The fee would impact those who get their electricity from the California Public Utility Commission-regulated Pacific Gas and Electric Company, Southern California Edison and San Diego Gas and Electric Company, according to Los Angeles Daily News.
However, the proposed fee is facing some major pushback by local SoCal lawmakers who aim to stop the implementation of the $24 monthly charge.

According to KTLA, the CPUC has offered a reduction of 5 to 7 cents per kilowatt an hour in exchange for the fee. However, Assemblymember Jacqui Irwin (D-Thousand Oaks) told KTLA that’s not enough to offset “skyrocketing” electricity rates.

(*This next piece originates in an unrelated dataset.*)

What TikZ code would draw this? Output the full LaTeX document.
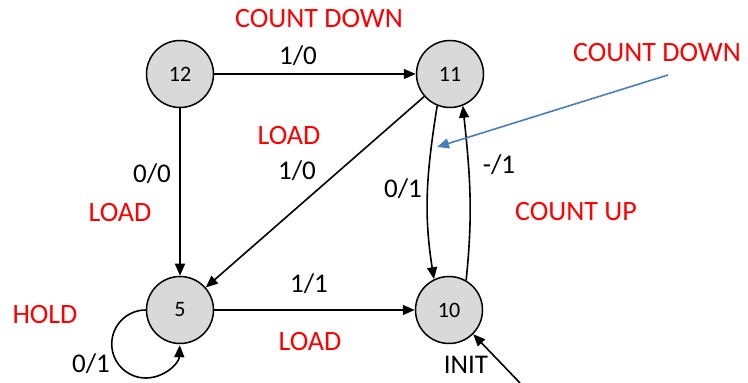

“Our constituents have had enough and so have we,” she said in a press conference. “It’s time to put some reasoning back into how we charge for electricity in California.”
According to LA Daily News, over the past decade, “PGE rates have increased 127%, SCE rates have increased 91% and SDGE rates have increased 72%.”
To combat the rising rates, Irwin introduced Assembly Bill 1999, which is currently in committee. If the bill passes, the CPUC’s ability to impose the extra fee would be revoked.